You are viewing a plain text version of this content. The canonical link for it is here.
Posted to dev@reef.apache.org by "Mariia Mykhailova (JIRA)" <ji...@apache.org> on 2017/02/02 22:58:51 UTC

[jira] [Resolved] (REEF-1725) IMRU Job fails when UpdateTask is done but another evaluator fails at the same time causing system state change to ShutDown

     [ https://issues.apache.org/jira/browse/REEF-1725?page=com.atlassian.jira.plugin.system.issuetabpanels:all-tabpanel ]

Mariia Mykhailova resolved REEF-1725.
-------------------------------------
       Resolution: Fixed
    Fix Version/s: 0.16

Resolved via [PR 1245|https://github.com/apache/reef/pull/1245]

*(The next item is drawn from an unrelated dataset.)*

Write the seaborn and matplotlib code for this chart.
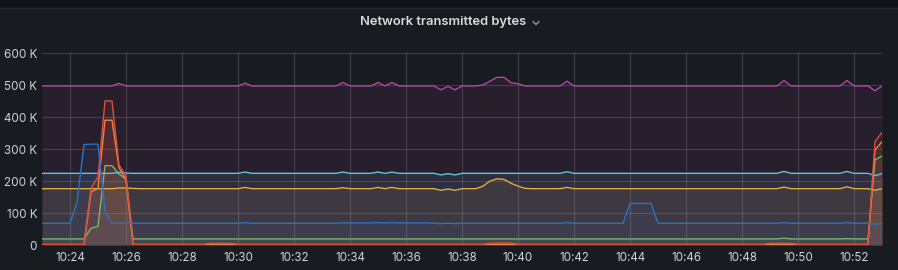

> IMRU Job fails when UpdateTask is done but another evaluator fails at the same time causing system state change to ShutDown
> ---------------------------------------------------------------------------------------------------------------------------
>
>                 Key: REEF-1725
>                 URL: https://issues.apache.org/jira/browse/REEF-1725
>             Project: REEF
>          Issue Type: Bug
>            Reporter: Julia
>            Assignee: Julia
>            Priority: Critical
>             Fix For: 0.16
>
>
> Currently in IMRU fault tolerant system, when the master task is done, at the same time the task receives Close event caused by some other evaluator failures, the system state is changed to ShutDown, causing retry again. 
> In fact, as soon as master is done, this event should be clearly passed to driver and the driver should execute DoneAction no matter if there is any other failures happen at the same time. 
> There are multiple possible solutions:
> 1.	Let CompletedTask to carry “done” information – The major issue for this solution is not just the complexity of updating proto buffer message and both Java and C# code, the issue is task needs to have a way to let TaskRuntime know it is “done”. For that, we need to change ITask interface which is something we should be careful not to change unless it is really necessary. 
> 2.	Use task massage – this is simple to implement. However task message is sent with heartbeat for “running task”. If the task status is changed to close before the heartbeat is sent, this message won’t be sent out to driver. 
> 3.	Send different events for Update task COMPLETE and CLOSE. Currently no matter update task is really done or close by driver, ITask.Call() is returned and ICompletedTask is sent. If we only send ICompletedTask when the task is really done no matter what other things happen, and send IFailedTask if the Update task is closed by driver and the task is not “done”, then driver will be able to differentiate those two events.  This is an easier and quicker solution. 



--
This message was sent by Atlassian JIRA
(v6.3.15#6346)